Salienta-se que indubitavelmente as pessoas passaram a viver em uma sociedade mais tolerante e, por talvez se sentirem mais livres, acreditam que o adultério não seria considerado como crime.
Não é de se negar que o adultério também é encarado de maneiras distintas por cada ser humano, ao passo que cada um carrega em si suas crenças e culturas aceitando ou não tal prática.
Outro fato social que mudou o direito foi a aprovação da ficha limpa que se concretizou com o clamor da sociedade que postulava mudanças profundas quanto à elegibilidade de candidatos a cargos eletivos.
Com a intenção de dar um basta na corrupção acreditava a sociedade que a criação de uma lei específica poderia eleger candidatos “honestos” para a representação da sociedade.
Registre-se, ainda, que aborto de feto anencefálico não é mais crime, conforme entendimento do STF no julgamento da ADPF 54 ocorrido em 12/04/2012, já que no caso de anencéfalo não existe vida possível conforme entendimento do ministro relator Marco Aurélio.
Declarou ainda o relator a inconstitucionalidade da interpretação aplicada aos artigos 124,126. e 128 (incisos I e III) do Código Penal que criminalizava a antecipação de parto nos casos de anencefalia.
Tal entendimento do relator foi tomado com base que é inadmissível que o direito á vida de um feto que não tenha chances de sobreviver prevaleça em detrimento das garantias a dignidade da pessoa humana.
Ora!
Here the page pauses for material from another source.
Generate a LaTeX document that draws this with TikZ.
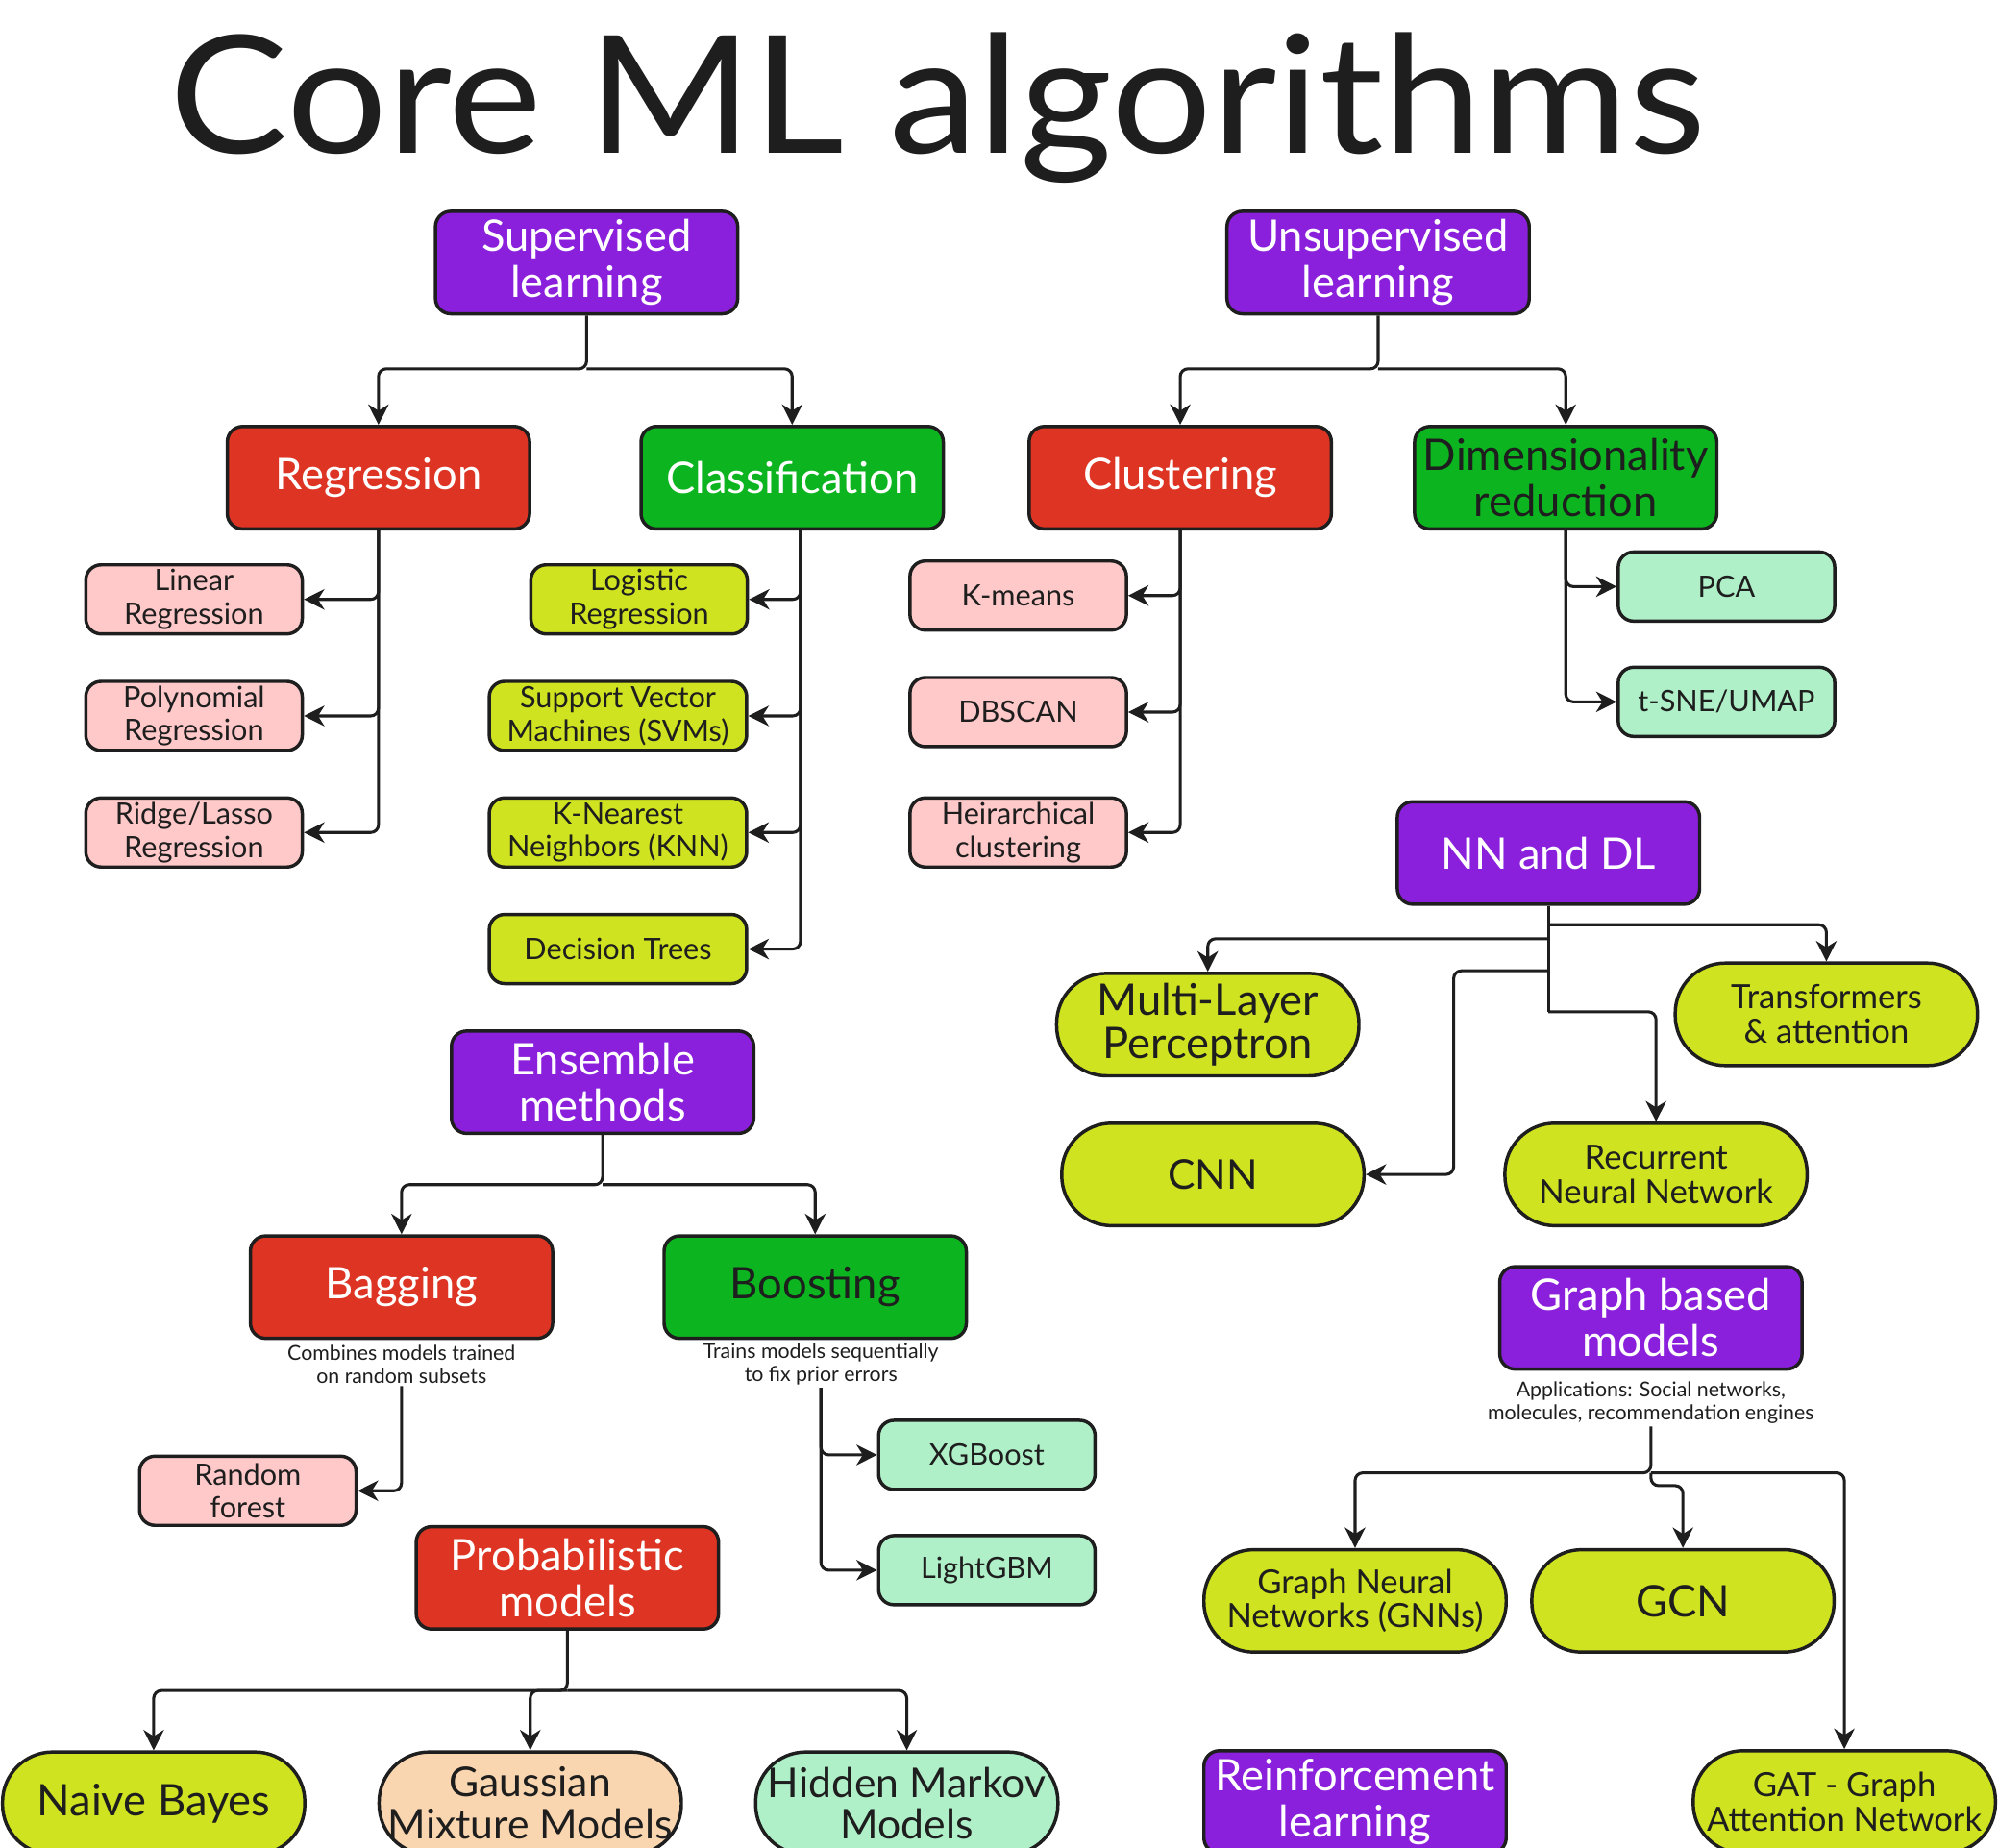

Todos esses exemplos citados acima demostram que os fenômenos sociais transformam os valores consagrados no modo de viver do homem e que o direito, enquanto garantidor do bem comum, não pode fechar os olhos para a realidade, pois, há a necessidade que alcance todo o seio da sociedade.
A conduta humana avalia valores de ação social que são aceitáveis ou inaceitáveis de acordo com a crença individual, sendo que o direito é um fenômeno social, só havendo direito onde existe a humanidade e é nessa perspectiva que os fenômenos sociais devem acompanhar o direito, pois, afinal, o direito nasceu por criação do homem.
Por fim, se o direito é um instrumento que busca a pacificação social ele deve-se se atentar às novas experiências e mudanças sociais, ao passo que o direto e a sociedade estão inevitavelmente atrelados.